How to avoid thought-sin (i.e. thinking things you shouldn’t think)…

We mostly think of sins as actions; speaking lies, stealing, adultery, etc. We sometimes think of sins as attitudes; hate, rebellion, lust, ungratefulness, etc.
But those attitudes don’t need physical actions to become sin. Our minds dwell on them, dream about them, reflect on them, etc. That is, there is a type of thought-action we do… We sin by thinking things we ought not to think.
So, how does one stop coveting, lusting, how angry they are, how someone hurt them?
“Don’t think about it” is as good a technique as “don’t do it” heh?
One suggestion is to come up with a list (during a moment of strength) of things you enjoy thinking about that are sin thought-sin. It could be tennis, make-up, fairies, volcanoes, theory of relativity, anything.
And when you start thinking things which you ought not think about, pull open that list in your mind, and give yourself something else to think about – something that you’ve already worked out is going to grab your mental attention, and make it easier to stop thought-sin.

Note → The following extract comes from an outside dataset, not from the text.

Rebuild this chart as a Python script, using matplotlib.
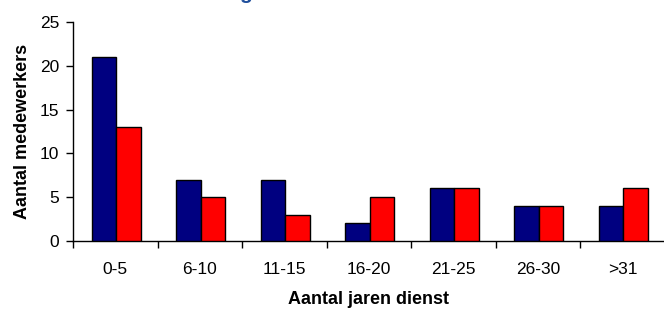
import numpy as np
import matplotlib.pyplot as plt

# dienstjaren per categorie
categorieen = ['0-5', '6-10', '11-15', '16-20', '21-25', '26-30', '>31']
reeks_blauw = [21, 7, 7, 2, 6, 4, 4]
reeks_rood = [13, 5, 3, 5, 6, 4, 6]

plt.rcParams['font.family'] = ['Liberation Sans', 'DejaVu Sans']

fig = plt.figure(figsize=(6.64, 3.10), dpi=100)
ax = fig.add_axes([73 / 664, 1 - 241 / 310, 590 / 664, 219 / 310])

x = np.arange(len(categorieen))
breedte = 0.29
ax.bar(x - breedte / 2 + 0.01, reeks_blauw, breedte, color='#000080', edgecolor='black', linewidth=1, zorder=3)
ax.bar(x + breedte / 2 + 0.01, reeks_rood, breedte, color='#ff0000', edgecolor='black', linewidth=1, zorder=3)

ax.set_xlim(-0.5, 6.48)
ax.set_ylim(0, 25)
ax.set_yticks([0, 5, 10, 15, 20, 25])
ax.tick_params(axis='y', labelsize=12.5, length=5, width=1, pad=5, color='black')

# streepjes op de grenzen, labels in het midden
ax.set_xticks(np.arange(-0.5, 6.5, 1.0))
ax.set_xticklabels([])
ax.tick_params(axis='x', which='major', length=5, width=1, direction='out')
ax.set_xticks(x, minor=True)
ax.set_xticklabels(categorieen, minor=True)
ax.tick_params(axis='x', which='minor', length=0, labelsize=12.5, pad=15)

for s in ['top', 'right']:
    ax.spines[s].set_visible(False)
for s in ['left', 'bottom']:
    ax.spines[s].set_linewidth(1)
    ax.spines[s].set_color('black')

ax.set_xlabel('Aantal jaren dienst', fontsize=13, fontweight='bold', labelpad=10)
ax.set_ylabel('Aantal medewerkers', fontsize=13, fontweight='bold', labelpad=6)

# afgesneden titel bovenaan
fig.text(246 / 664, 1 + 1 / 310, 'g', color='#1f4e9c', fontsize=15, fontweight='bold',
         ha='center', va='baseline')

fig.savefig('out.png', dpi=100)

Bad motives make bad excuses

What do you do with the person who wants to pull out of volunteering because they “don’t feel like they’re doing it for the right reasons”.

It’s hard because motives do matter. We want people to do things with good gospel-centred Jesus-honouring motives.

But notice something in that quote… they’re aware of what they’re motives should be. If you asked them something like, “What motives do you think you should have?” they could probably answer you.

So if you know the good motives you should have, and you realise that you don’t have those motives… determine to have different motives. Enter that struggle.

Encourage people to persever in serving Jesus even when they don’t feel like it. Encourage them to set about altering their motives like they would alter any other aspect of sin or struggle with temptation.